What to Do When Your Point Total Approaches Suspension Threshold

Most states suspend licenses at 12 points within 24 months, though thresholds range from 8 points in some states to 18 in others. Once you reach 75% of your state's limit, you're in immediate risk territory. Some states offer point reduction through defensive driving courses before you hit suspension. These programs typically remove 2–4 points and require completion within specific windows after citation conviction. The course completion appears on your MVR and prevents suspension, but it doesn't retroactively erase the violation from carrier pricing systems. If you reach suspension threshold, your state requires SR-22 or FR-44 filing to reinstate your license. This moves you into high-risk insurance territory where premiums increase 50–150% on top of existing violation surcharges. The suspension itself becomes a separate pricing event that lasts 3–5 years at most carriers, layering additional cost beyond the original violations that triggered the suspension.
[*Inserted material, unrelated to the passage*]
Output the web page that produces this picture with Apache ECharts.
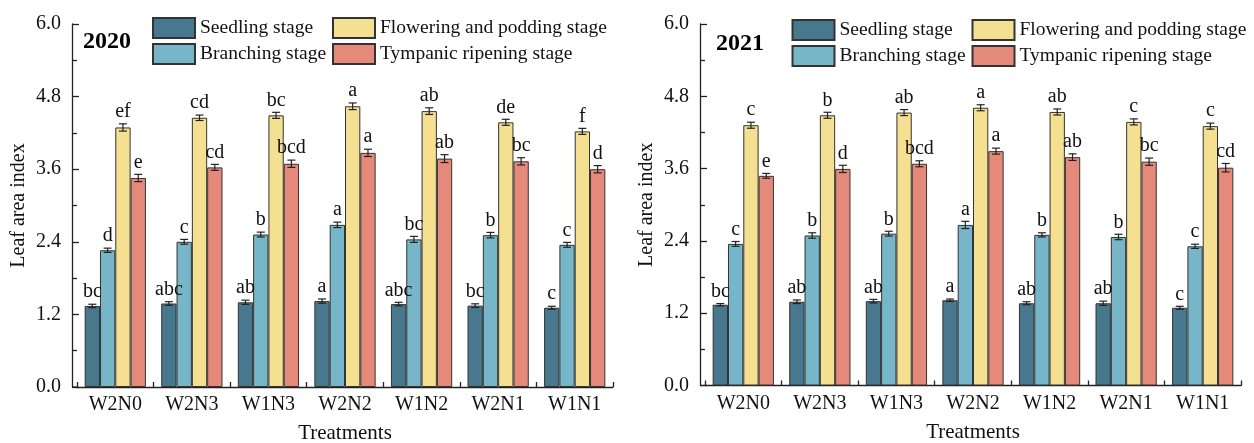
<!DOCTYPE html>
<html>
<head>
<meta charset="utf-8">
<script src="https://cdn.jsdelivr.net/npm/echarts@6/dist/echarts.min.js"></script>
<style>
html,body{margin:0;padding:0;background:#fff;}
#main{width:1254px;height:443px;}
</style>
</head>
<body>
<div id="main"></div>
<script>
var categories = ['W2N0','W2N3','W1N3','W2N2','W1N2','W2N1','W1N1'];
var stages = ['Seedling stage','Branching stage','Flowering and podding stage','Tympanic ripening stage'];
var colors = ['#48788d','#76b6c8','#f5df90','#e5897a'];
var yTicks = [0, 1.2, 2.4, 3.6, 4.8, 6.0];

// 2020
var seed2020 = [1.34, 1.38, 1.40, 1.42, 1.37, 1.345, 1.31];
var branch2020 = [2.26, 2.40, 2.52, 2.68, 2.44, 2.51, 2.35];
var flower2020 = [4.29, 4.45, 4.49, 4.64, 4.56, 4.375, 4.225];
var ripen2020 = [3.455, 3.63, 3.69, 3.87, 3.775, 3.73, 3.60];
var seedErr2020 = [0.028, 0.03, 0.035, 0.035, 0.03, 0.03, 0.025];
var branchErr2020 = [0.035, 0.04, 0.04, 0.045, 0.05, 0.045, 0.04];
var flowerErr2020 = [0.06, 0.045, 0.05, 0.055, 0.055, 0.05, 0.05];
var ripenErr2020 = [0.06, 0.05, 0.06, 0.06, 0.065, 0.06, 0.06];
var seedLet2020 = ['bc','abc','ab','a','abc','bc','c'];
var branchLet2020 = ['d','c','b','a','bc','b','c'];
var flowerLet2020 = ['ef','cd','bc','a','ab','de','f'];
var ripenLet2020 = ['e','cd','bcd','a','ab','bc','d'];

// 2021
var seed2021 = [1.34, 1.39, 1.40, 1.415, 1.365, 1.365, 1.29];
var branch2021 = [2.35, 2.49, 2.52, 2.665, 2.50, 2.465, 2.31];
var flower2021 = [4.32, 4.485, 4.53, 4.61, 4.54, 4.375, 4.305];
var ripen2021 = [3.48, 3.595, 3.68, 3.89, 3.79, 3.715, 3.615];
var seedErr2021 = [0.02, 0.03, 0.03, 0.02, 0.025, 0.035, 0.025];
var branchErr2021 = [0.04, 0.045, 0.04, 0.06, 0.035, 0.045, 0.035];
var flowerErr2021 = [0.05, 0.05, 0.05, 0.05, 0.05, 0.05, 0.05];
var ripenErr2021 = [0.04, 0.06, 0.05, 0.05, 0.055, 0.06, 0.07];
var seedLet2021 = ['bc','ab','ab','a','ab','ab','c'];
var branchLet2021 = ['c','b','b','a','b','b','c'];
var flowerLet2021 = ['c','b','ab','a','ab','c','c'];
var ripenLet2021 = ['e','d','bcd','a','ab','bc','cd'];

var years = ['2020','2021'];
var panelData = [
  {vals:[seed2020,branch2020,flower2020,ripen2020], errs:[seedErr2020,branchErr2020,flowerErr2020,ripenErr2020], lets:[seedLet2020,branchLet2020,flowerLet2020,ripenLet2020]},
  {vals:[seed2021,branch2021,flower2021,ripen2021], errs:[seedErr2021,branchErr2021,flowerErr2021,ripenErr2021], lets:[seedLet2021,branchLet2021,flowerLet2021,ripenLet2021]}
];

var FONT = '"Liberation Serif", "Times New Roman", serif';
var grids = [
  {left:77, right:641, top:24, bottom:56, outerBoundsMode:'none', containLabel:false},
  {left:705, right:13, top:24, bottom:57.5, outerBoundsMode:'none', containLabel:false}
];

function makeRender(i){
  return function(params, api){
    var x0 = api.value(0), v = api.value(1), e = api.value(2);
    var c = api.coord([x0, v]);
    var band = api.size([1,0])[0];
    var bw = band*0.2;
    var x = c[0] + (i-1.5)*bw;
    var hi = api.coord([x0, v+e])[1];
    var lo = api.coord([x0, v-e])[1];
    var cap = 4;
    var st = {stroke:'#222', lineWidth:1.2};
    return {type:'group', children:[
      {type:'line', shape:{x1:x,y1:hi,x2:x,y2:lo}, style:st},
      {type:'line', shape:{x1:x-cap,y1:hi,x2:x+cap,y2:hi}, style:st},
      {type:'line', shape:{x1:x-cap,y1:lo,x2:x+cap,y2:lo}, style:st},
      {type:'text', x:x, y:hi-2, style:{text:api.value(3), fill:'#111', font:'20px '+FONT, textAlign:'center', textVerticalAlign:'bottom'}}
    ]};
  };
}

var xAxes = [], yAxes = [], series = [], legends = [], graphics = [];
for (var p=0; p<2; p++){
  xAxes.push({
    type:'category', gridIndex:p, data:categories,
    name:'Treatments', nameLocation:'middle', nameGap:36,
    nameTextStyle:{fontFamily:FONT, fontSize:21, color:'#111'},
    axisLine:{lineStyle:{color:'#222', width:1.3}},
    axisTick:{show:true, inside:true, length:5, lineStyle:{color:'#222', width:1.3}},
    axisLabel:{fontFamily:FONT, fontSize:20, color:'#111', margin:8},
    splitLine:{show:false}
  });
  yAxes.push({
    type:'value', gridIndex:p, min:yTicks[0], max:yTicks[yTicks.length-1], interval:1.2, offset:5,
    name:'Leaf area index', nameLocation:'middle', nameGap:43,
    nameTextStyle:{fontFamily:FONT, fontSize:20, color:'#111'},
    axisLine:{show:true, lineStyle:{color:'#222', width:1.3}},
    axisTick:{show:true, inside:true, length:7, lineStyle:{color:'#222', width:1.3}},
    minorTick:{show:true, splitNumber:2, length:5, lineStyle:{color:'#222', width:1.3}},
    axisLabel:{fontFamily:FONT, fontSize:20, color:'#111', margin:11, formatter:function(v){return v.toFixed(1);}},
    splitLine:{show:false}
  });
  var d = panelData[p];
  for (var i=0; i<4; i++){
    series.push({
      type:'bar', name:stages[i], xAxisIndex:p, yAxisIndex:p,
      data:d.vals[i], barGap:'0%', barCategoryGap:'20%',
      itemStyle:{color:colors[i], borderColor:'#333', borderWidth:1},
      emphasis:{disabled:true}
    });
  }
  for (var i=0; i<4; i++){
    var ed = [];
    for (var k=0; k<categories.length; k++) ed.push([k, d.vals[i][k], d.errs[i][k], d.lets[i][k]]);
    series.push({
      type:'custom', name:stages[i]+' err', xAxisIndex:p, yAxisIndex:p,
      data:ed, encode:{x:0, y:1}, renderItem:makeRender(i), z:5, silent:true
    });
  }
}

var legendPos = [[152,17,332],[791.5,19,971.5]];
for (var p=0; p<2; p++){
  legends.push({
    orient:'vertical', left:legendPos[p][0], top:legendPos[p][1], itemWidth:42, itemHeight:20, itemGap:4, padding:0, icon:'rect',
    data:[stages[0], stages[1]], textStyle:{fontFamily:FONT, fontSize:19.5, color:'#111'}, selectedMode:false
  });
  legends.push({
    orient:'vertical', left:legendPos[p][2], top:legendPos[p][1], itemWidth:42, itemHeight:20, itemGap:4, padding:0, icon:'rect',
    data:[stages[2], stages[3]], textStyle:{fontFamily:FONT, fontSize:19.5, color:'#111'}, selectedMode:false
  });
}

graphics = [
  {type:'text', left:83, top:30, style:{text:years[0], font:'bold 24px '+FONT, fill:'#000'}},
  {type:'text', left:716, top:32, style:{text:years[1], font:'bold 24px '+FONT, fill:'#000'}},
  {type:'line', shape:{x1:72, y1:387, x2:77, y2:387}, style:{stroke:'#222', lineWidth:1.3}},
  {type:'line', shape:{x1:700, y1:385.5, x2:705, y2:385.5}, style:{stroke:'#222', lineWidth:1.3}}
];

var chart = echarts.init(document.getElementById('main'), null, {renderer:'canvas'});
chart.setOption({
  animation:false,
  backgroundColor:'#fff',
  grid:grids,
  xAxis:xAxes,
  yAxis:yAxes,
  legend:legends,
  series:series,
  graphic:graphics
});
</script>
</body>
</html>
How Insurance Carriers Access and Price Your Driving Record

Carriers purchase your MVR from state DMV databases through third-party reporting services at application and renewal. They don't rely on your self-reported violation history. Every citation, conviction date, and violation code transfers into their underwriting system. Carriers classify each violation using internal tier maps that group citations by severity. A carrier might classify all speeding tickets under 15 mph over as minor, 15–25 mph over as moderate, and 25+ mph as major. Another carrier uses different thresholds and groups certain violations with reckless driving regardless of speed. The tier assignment determines both surcharge percentage and duration. Minor violations trigger 10–25% increases for three years. Major violations range from 40–80% for five years. Severe violations like DUI can double your premium for 5–7 years. Two drivers with identical point totals face different insurance costs if their specific violations map to different tiers, which is why post-violation rate shopping produces 30–60% price variance between carriers for the same coverage.